Black Mirror: Nosedive OST by Max Richter

Release date: October 27, 2017
Label: StudioRichter Via Deutsche Grammophon

Max Richter is a UK born, Berlin based, musician and composer. Classically trained, Richter’s scores and compositions often transcend genre, often sounding closer to the modern post-minimalist classical music of composer’s such as Steve Reich. This initially sounds daunting; but his multi-dimensional and hauntingly evocative compositions are capable of catching the ears of listeners who aren’t often interested in classical music, or haughty music terms such as ‘post minimalist’.

Recently, demand for Richter to score television and films has soared, allowing his beautiful compositions to soundtrack scenes of intimate joy and creeping anxiety. Charlie Brooker’s Black Mirror: Nosedive provides the perfect visual and narrative counterpoint to Richter’s music. Nosedive presents a futuristic vision of Earth where inhabitants can rate their interactions with others from one to five stars, often with dire social consequences for those given low star ratings.

The pastel coloured episode presents a world that has been sanitised by social media interaction, where individuals are overly polite to one another in order to gain a high rating. However, below this surface level world of cutesy interactions and persistent politeness lurks a creeping anxiety. ‘On Reflection’, the recurring piece in the episode, is based around a delicate piano line that is punctuated by creeping strings. This piece says more about the underlying sadness of the world and the characters within it than they are ever allowed to express from the script.

‘On Reflection’ demonstrates Richter’s talents of merging traditional classical sounds, mournful strings and stately piano, with more modern sounds, like the rumbling synth bass that throbs in the background. This matches Nosedive’s imagery and themes beautifully, with the more classical elements evoking emotions that can never be muted by technology, while the rumbling bass echoes the hums of the machines and screens that keep the characters of Nosedive trapped within the systems of their world.

Richter claimed in an interview for Fact magazine that he wanted the score to match the clean aesthetic of the world director Joe Wright presented, but also to punctuate it with notes of anxiety. Richter achieves this in ‘On Reflection’ with the use of a string section towards the end of the track- ensuring that clean lilt of the piano is matched with strings that plant seeds of doubt into the listener’s mind.

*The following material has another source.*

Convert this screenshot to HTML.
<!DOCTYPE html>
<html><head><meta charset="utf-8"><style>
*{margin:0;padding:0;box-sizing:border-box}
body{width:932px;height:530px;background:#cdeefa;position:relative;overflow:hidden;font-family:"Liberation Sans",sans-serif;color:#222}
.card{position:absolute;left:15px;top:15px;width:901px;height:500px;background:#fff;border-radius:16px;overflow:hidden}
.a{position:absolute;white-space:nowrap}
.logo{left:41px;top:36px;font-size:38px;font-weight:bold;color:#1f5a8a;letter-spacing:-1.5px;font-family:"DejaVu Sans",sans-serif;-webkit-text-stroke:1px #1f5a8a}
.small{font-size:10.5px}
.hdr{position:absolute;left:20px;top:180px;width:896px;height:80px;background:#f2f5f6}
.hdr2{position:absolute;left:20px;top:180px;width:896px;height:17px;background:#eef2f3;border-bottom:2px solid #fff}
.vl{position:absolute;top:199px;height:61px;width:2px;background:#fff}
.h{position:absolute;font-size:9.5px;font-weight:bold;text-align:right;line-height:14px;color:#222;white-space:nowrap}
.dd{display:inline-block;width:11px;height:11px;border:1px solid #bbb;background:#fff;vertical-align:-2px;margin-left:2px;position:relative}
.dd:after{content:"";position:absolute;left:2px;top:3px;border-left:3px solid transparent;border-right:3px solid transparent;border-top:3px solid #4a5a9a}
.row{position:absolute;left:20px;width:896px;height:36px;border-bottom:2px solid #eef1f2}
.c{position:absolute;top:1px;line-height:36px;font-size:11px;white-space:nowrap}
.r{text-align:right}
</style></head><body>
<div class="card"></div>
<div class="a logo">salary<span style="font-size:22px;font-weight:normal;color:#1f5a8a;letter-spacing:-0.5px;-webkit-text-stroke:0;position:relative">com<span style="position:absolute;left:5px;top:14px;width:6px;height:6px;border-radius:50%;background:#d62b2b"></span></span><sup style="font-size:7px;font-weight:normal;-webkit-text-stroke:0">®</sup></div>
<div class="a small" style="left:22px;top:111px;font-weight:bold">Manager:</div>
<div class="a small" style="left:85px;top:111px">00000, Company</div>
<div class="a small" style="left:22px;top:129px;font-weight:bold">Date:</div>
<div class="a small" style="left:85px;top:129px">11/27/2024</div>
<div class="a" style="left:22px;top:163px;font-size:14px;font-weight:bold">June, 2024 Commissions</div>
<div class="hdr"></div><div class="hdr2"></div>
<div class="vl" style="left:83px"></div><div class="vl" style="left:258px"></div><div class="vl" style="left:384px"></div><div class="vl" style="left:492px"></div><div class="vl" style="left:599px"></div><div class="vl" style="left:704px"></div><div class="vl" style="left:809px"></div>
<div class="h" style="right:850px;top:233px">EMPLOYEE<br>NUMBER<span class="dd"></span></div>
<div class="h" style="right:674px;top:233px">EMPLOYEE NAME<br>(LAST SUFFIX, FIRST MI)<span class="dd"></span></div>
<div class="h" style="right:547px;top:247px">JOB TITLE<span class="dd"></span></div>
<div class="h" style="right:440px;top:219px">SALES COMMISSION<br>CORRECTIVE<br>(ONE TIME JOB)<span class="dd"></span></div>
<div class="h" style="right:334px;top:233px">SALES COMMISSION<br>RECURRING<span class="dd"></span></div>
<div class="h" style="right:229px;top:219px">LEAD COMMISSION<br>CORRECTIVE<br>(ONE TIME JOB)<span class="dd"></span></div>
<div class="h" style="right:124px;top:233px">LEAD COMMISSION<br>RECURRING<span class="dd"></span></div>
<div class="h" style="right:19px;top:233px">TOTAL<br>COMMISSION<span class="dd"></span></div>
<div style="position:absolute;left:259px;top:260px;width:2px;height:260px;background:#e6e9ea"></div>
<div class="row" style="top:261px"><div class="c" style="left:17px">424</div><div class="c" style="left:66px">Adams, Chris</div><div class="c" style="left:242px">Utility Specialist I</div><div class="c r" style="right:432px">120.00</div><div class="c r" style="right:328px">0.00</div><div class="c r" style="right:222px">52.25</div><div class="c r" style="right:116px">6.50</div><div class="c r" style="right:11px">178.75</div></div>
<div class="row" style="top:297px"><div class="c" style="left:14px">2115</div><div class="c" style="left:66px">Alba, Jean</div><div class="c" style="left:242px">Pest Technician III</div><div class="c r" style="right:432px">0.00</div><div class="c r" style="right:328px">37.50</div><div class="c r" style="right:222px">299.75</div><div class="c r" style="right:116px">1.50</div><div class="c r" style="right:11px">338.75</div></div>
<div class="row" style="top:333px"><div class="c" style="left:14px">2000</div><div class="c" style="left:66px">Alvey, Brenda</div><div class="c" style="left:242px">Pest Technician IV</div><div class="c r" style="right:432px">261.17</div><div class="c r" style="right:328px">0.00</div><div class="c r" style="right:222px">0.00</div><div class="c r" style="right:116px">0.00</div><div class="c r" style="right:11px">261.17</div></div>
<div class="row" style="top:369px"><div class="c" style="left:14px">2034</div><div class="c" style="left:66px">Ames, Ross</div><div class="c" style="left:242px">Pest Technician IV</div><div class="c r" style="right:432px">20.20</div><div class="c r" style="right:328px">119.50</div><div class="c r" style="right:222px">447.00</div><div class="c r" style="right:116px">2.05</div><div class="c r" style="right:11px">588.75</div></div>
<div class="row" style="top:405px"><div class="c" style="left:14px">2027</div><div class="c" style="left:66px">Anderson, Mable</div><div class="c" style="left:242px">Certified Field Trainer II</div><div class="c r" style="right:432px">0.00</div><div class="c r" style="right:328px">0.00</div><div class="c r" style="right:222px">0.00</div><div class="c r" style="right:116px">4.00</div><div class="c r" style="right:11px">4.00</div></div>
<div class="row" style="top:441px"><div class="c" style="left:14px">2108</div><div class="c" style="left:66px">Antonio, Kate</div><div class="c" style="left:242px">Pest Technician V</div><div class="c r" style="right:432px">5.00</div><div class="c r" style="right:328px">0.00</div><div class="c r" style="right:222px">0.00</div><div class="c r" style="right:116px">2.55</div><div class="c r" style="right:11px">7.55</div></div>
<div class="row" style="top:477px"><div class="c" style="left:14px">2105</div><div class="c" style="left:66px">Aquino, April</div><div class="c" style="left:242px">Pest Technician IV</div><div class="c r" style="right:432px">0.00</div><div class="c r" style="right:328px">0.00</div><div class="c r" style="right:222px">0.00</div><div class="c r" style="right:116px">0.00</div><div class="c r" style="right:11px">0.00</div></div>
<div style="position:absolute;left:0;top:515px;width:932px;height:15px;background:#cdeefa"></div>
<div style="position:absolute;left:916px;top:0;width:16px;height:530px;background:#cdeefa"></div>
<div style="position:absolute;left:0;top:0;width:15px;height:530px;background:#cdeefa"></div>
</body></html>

Shorter pieces, ‘Dopamine 1’ & ‘Dopamine 2’, demonstrate that Richter is no one trick pony, as they are gorgeously crafted ambient electronic soundscapes. These pieces are in contrast to the classical sounds of ‘On Reflection’ and ‘The Consolation of Philosophy’, showcasing Richter’s compositional talents across multiple genres of music.  These short pieces provide a much-needed respite from the intense anxiety created by ‘On Reflection’. These two compositions sound almost like futuristic jingles on an advertisement, as if they are advertising the devices the characters use to rate one another on.

‘The Journey, Not The Destination’ is an absolutely gorgeous piece of music; a perfect fusion of Richter’s talent to create neoclassical mood pieces that can evoke an emotional response from the listener without sounding hackneyed. Much like ‘On Reflection’, it starts with a simple chiming piano line backed by strings, sound tracking the monotony of the characters social interactions. However, the composition begins to whirr with intensity as a clicking micro-beat drum pattern kicks into the song. This is a stunning piece of music, sounding like  Steve Reich meeting a well behaved Aphex Twin to create a dystopian whirlwind of atmosphere. The drum pattern drops out, leaving only mournful strings, mirroring the creeping doubt of the lead character that not all is well within the world of Nosedive.

These compositions are often centred around one revolving pattern, often using piano or pizzicato (plucked) strings. In the hands of a less gifted composer, this could start to sound monotonous, or drive the viewer or listener to distraction. However, Richter’s gift is using simplicity to great effect, creating stirring emotional pieces from humble beginnings. Richter’s work on Black Mirror: Nosedive not only works within the context of the viewing experience, but also works as a standalone listening experience. The haunting  music contained within will live with you for a long time after you finish viewing and listening to Nosedive.